Disir, how many gallons of alcohol (in the United States) do you think regulated, legal entities sell in comparison to illegal, unregulated entities? When was the last time you purchased vodka from an illegal street dealer vs. a convenient/liquor store?

The answers to those questions are very important in this discussion.

No, they aren't important. I can make homemade wine or homemade beer. You changed dealers for the cash. That is all. It's all about the cash.

If you were going to make accurate comparisons then you would make comparisons by country. You know why people don't want to do that?

Because it's all about the cash.

Yeah - the lessons of history ... versus ....... um ..... nothing.
 
No, they aren't important. I can make homemade wine or homemade beer. You changed dealers for the cash. That is all. It's all about the cash.

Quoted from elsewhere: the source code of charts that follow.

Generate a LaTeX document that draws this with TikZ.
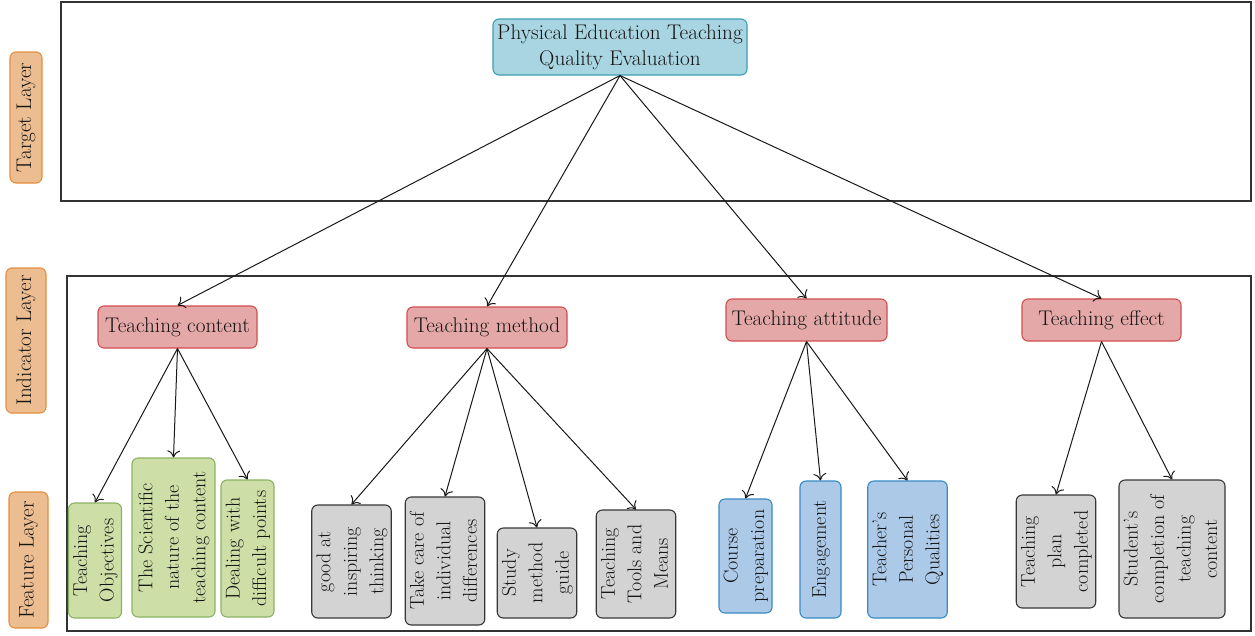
\documentclass[tikz,border=0pt]{standalone}
\usepackage{graphicx}
\usetikzlibrary{arrows.meta}
\definecolor{topfill}{RGB}{168,213,225}
\definecolor{topdraw}{RGB}{58,160,178}
\definecolor{indfill}{RGB}{229,168,168}
\definecolor{inddraw}{RGB}{212,78,78}
\definecolor{grnfill}{RGB}{205,223,166}
\definecolor{grndraw}{RGB}{140,178,100}
\definecolor{blufill}{RGB}{173,201,232}
\definecolor{bludraw}{RGB}{56,138,196}
\definecolor{gryfill}{RGB}{211,211,211}
\definecolor{grydraw}{RGB}{55,55,55}
\definecolor{orgfill}{RGB}{236,189,144}
\definecolor{orgdraw}{RGB}{228,142,62}
\definecolor{txt}{RGB}{20,20,20}
\newcommand{\vtext}[1]{\rotatebox{90}{\fontsize{20}{26.5}\selectfont\begin{tabular}{@{}c@{}}#1\end{tabular}}}
\begin{document}
\begin{tikzpicture}[x=1pt,y=-1pt,
  every node/.style={font=\fontsize{21.2}{26}\selectfont, text=txt, inner sep=0pt},
  box/.style={rectangle, rounded corners=6pt, line width=1.1pt, align=center},
  topbox/.style={box, fill=topfill, draw=topdraw},
  indbox/.style={box, fill=indfill, draw=inddraw},
  grnbox/.style={box, fill=grnfill, draw=grndraw},
  blubox/.style={box, fill=blufill, draw=bludraw},
  grybox/.style={box, fill=gryfill, draw=grydraw},
  orgbox/.style={box, fill=orgfill, draw=orgdraw},
  layer/.style={draw=black!80, line width=1.3pt},
  link/.style={draw=black!90, line width=1pt, -{To[length=7pt,width=13pt]}}
]
\useasboundingbox (0,0) rectangle (1255,635);
\fill[white] (0,0) rectangle (1255,635);

% layer frames
\draw[layer] (61,2) rectangle (1251,201);
\draw[layer] (67,276) rectangle (1251,631);

% side labels
\node[orgbox, minimum width=32, minimum height=131] (tl) at (26,117.5) {\rotatebox{90}{Target Layer}};
\node[orgbox, minimum width=40, minimum height=145] (il) at (26,340.5) {\rotatebox{90}{Indicator Layer}};
\node[orgbox, minimum width=39, minimum height=136] (fl) at (28.5,560) {\rotatebox{90}{Feature Layer}};

% top node
\node[topbox, minimum width=254, minimum height=56] (top) at (620,47) {Physical Education Teaching\\Quality Evaluation};

% indicator nodes
\node[indbox, minimum width=159, minimum height=42] (tc) at (177.5,327) {Teaching content};
\node[indbox, minimum width=160, minimum height=41] (tm) at (487,327.5) {Teaching method};
\node[indbox, minimum width=161, minimum height=42] (ta) at (806.5,320) {Teaching attitude};
\node[indbox, minimum width=159, minimum height=42] (te) at (1101.5,320) {Teaching effect};

% feature nodes
\node[grnbox, minimum width=52, minimum height=115] (f1) at (95,560.5) {\vtext{Teaching\\Objectives}};
\node[grnbox, minimum width=83, minimum height=159] (f2) at (173.5,537.5) {\vtext{The Scientific\\nature of the\\teaching content}};
\node[grnbox, minimum width=53, minimum height=137] (f3) at (247.5,548.5) {\vtext{Dealing with\\difficult points}};

\node[grybox, minimum width=79, minimum height=113] (f4) at (351.5,561.5) {\vtext{good at\\inspiring\\thinking}};
\node[grybox, minimum width=78, minimum height=128] (f5) at (445,561) {\vtext{Take care of\\individual\\differences}};
\node[grybox, minimum width=76, minimum height=90] (f6) at (537,573) {\vtext{Study\\method\\guide}};
\node[grybox, minimum width=76, minimum height=108] (f7) at (636,564) {\vtext{Teaching\\Tools and\\Means}};

\node[blubox, minimum width=49, minimum height=114] (f8) at (745.5,556) {\vtext{Course\\preparation}};
\node[blubox, minimum width=41, minimum height=137] (f9) at (820.5,549.5) {\vtext{Engagement}};
\node[blubox, minimum width=77, minimum height=137] (f10) at (907.5,549.5) {\vtext{Teacher’s\\Personal\\Qualities}};

\node[grybox, minimum width=79, minimum height=113] (f11) at (1056,551.5) {\vtext{Teaching\\plan\\completed}};
\node[grybox, minimum width=106, minimum height=138] (f12) at (1172,549) {\vtext{Student’s\\completion of\\teaching\\content}};

% connectors
\foreach \t in {tc,tm,ta,te} \draw[link] (top.south) -- (\t.north);
\foreach \t in {f1,f2,f3} \draw[link] (tc.south) -- (\t.north);
\foreach \t in {f4,f5,f6,f7} \draw[link] (tm.south) -- (\t.north);
\foreach \t in {f8,f9,f10} \draw[link] (ta.south) -- (\t.north);
\foreach \t in {f11,f12} \draw[link] (te.south) -- (\t.north);
\end{tikzpicture}
\end{document}
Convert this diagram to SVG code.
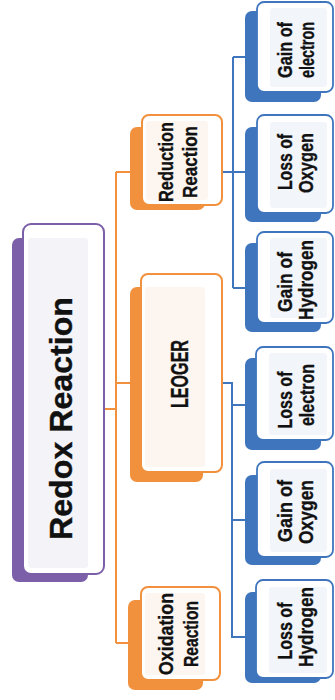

If you were going to make accurate comparisons then you would make comparisons by country. You know why people don't want to do that?

Because it's all about the cash.

Making homemade beer isn't illegal. Selling it is.

The amount of homemade beer that is sold illegally in this country is an infinitely tiny fraction to the amount of legal beer sold in this country. This will ring true for marijuana once it is legalized.

It IS all about the cash. It's much cheaper to do business LEGALLY in this country (on a large scale, of course) than it is illegally, period. Otherwise we'd still have Al Capones floating around + speakeasies (which we obviously do not).